Sean Cotter

Photo courtesy of Sean Cotter
Bio
An award-winning translator and scholar of translation, Sean Cotter has translated many works of Romanian literature, including Mircea Cărtărescu’s Blinding: the Left Wing (Archipelago Books, 2013) and, most recently, Magda Cârneci’s FEM (Deep Vellum Books, 2021). His selection of Nichta Stănescu’s poetry, Wheel with a Single Spoke (Archipelago Books, 2012), won the Best Translated Book Award and was supported by a previous National Endowment for the Arts grant. He first lived in Romania as a Peace Corps volunteer. His monograph, Literary Translation and the Idea of a Minor Romania (University of Rochester Press, 2014), won the Society for Romanian Studies Biennial Book Prize.

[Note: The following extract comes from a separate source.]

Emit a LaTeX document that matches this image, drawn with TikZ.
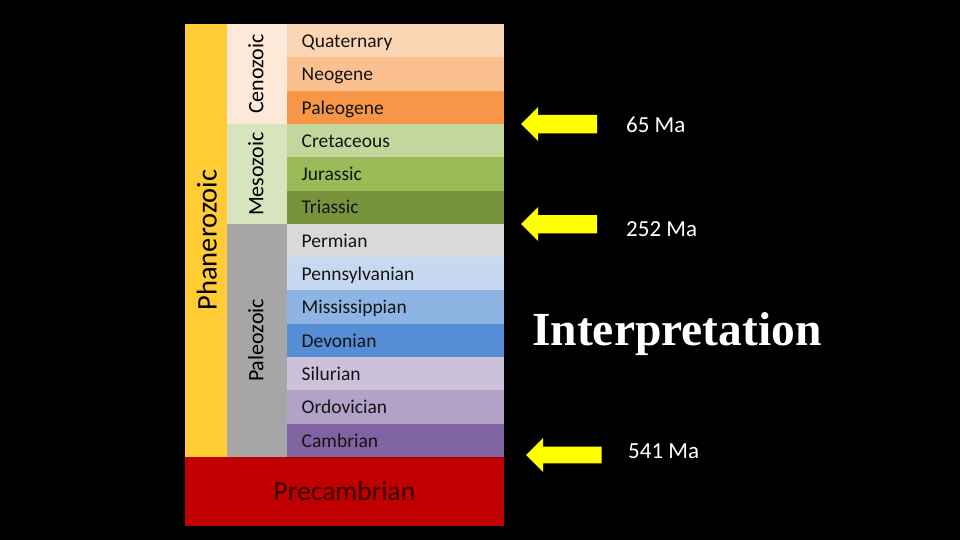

He is professor of literature and translation studies at the University of Texas at Dallas.
Project Description
To support the translation from the Romanian of the novel Solenoid by Mircea Cărtărescu. In Romania, Cărtărescu (b. 1956) is a celebrity and arguably the most famous poet, essayist, and prose writer of his generation. This project will translate his monumental 847-page novel, which ranges in scope from dust mites to the cosmos. Originally published in 2015 and a bestseller in Romania, translations of Solenoid have won the Prix Transfuge in French and the Thomas Mann Preis in German. Partly autobiographical, the novel is a first-person account of a high school teacher with literary ambitions who experiences rejection after presenting at an important literary workshop, leading him on a diverging path from Cărtărescu’s actual life. Grounded in the realities of the late 1970s to '80s Communist Romania, this novel is interspersed with elements of surrealism—the narrator's house, for example, resembles a boat on the outside, but on the inside contains numberless rooms and an enormous solenoid that is a portal to other dimensions. Solenoid has never been translated into English.
Support from the National Endowment for the Arts means translators can be ambitious, can reach for works that might otherwise seem too foreign to readers in the United States, too challenging for publishers’ resources, or too demanding on the translators’ time and energy. The bare fact that there is public support for translation is itself a boost, because it signals an appreciation of this “art of empathy,” as an NEA publication calls it. I would have been much more hesitant to consider a novel like Solenoid, as expansive and as pyrotechnic as it is, if I hadn’t hoped for grant support. Now, English-language readers will have a monumental work available to them, one which I hope will transform not only their image of Romanian literature but also their sense of what is possible for the novel.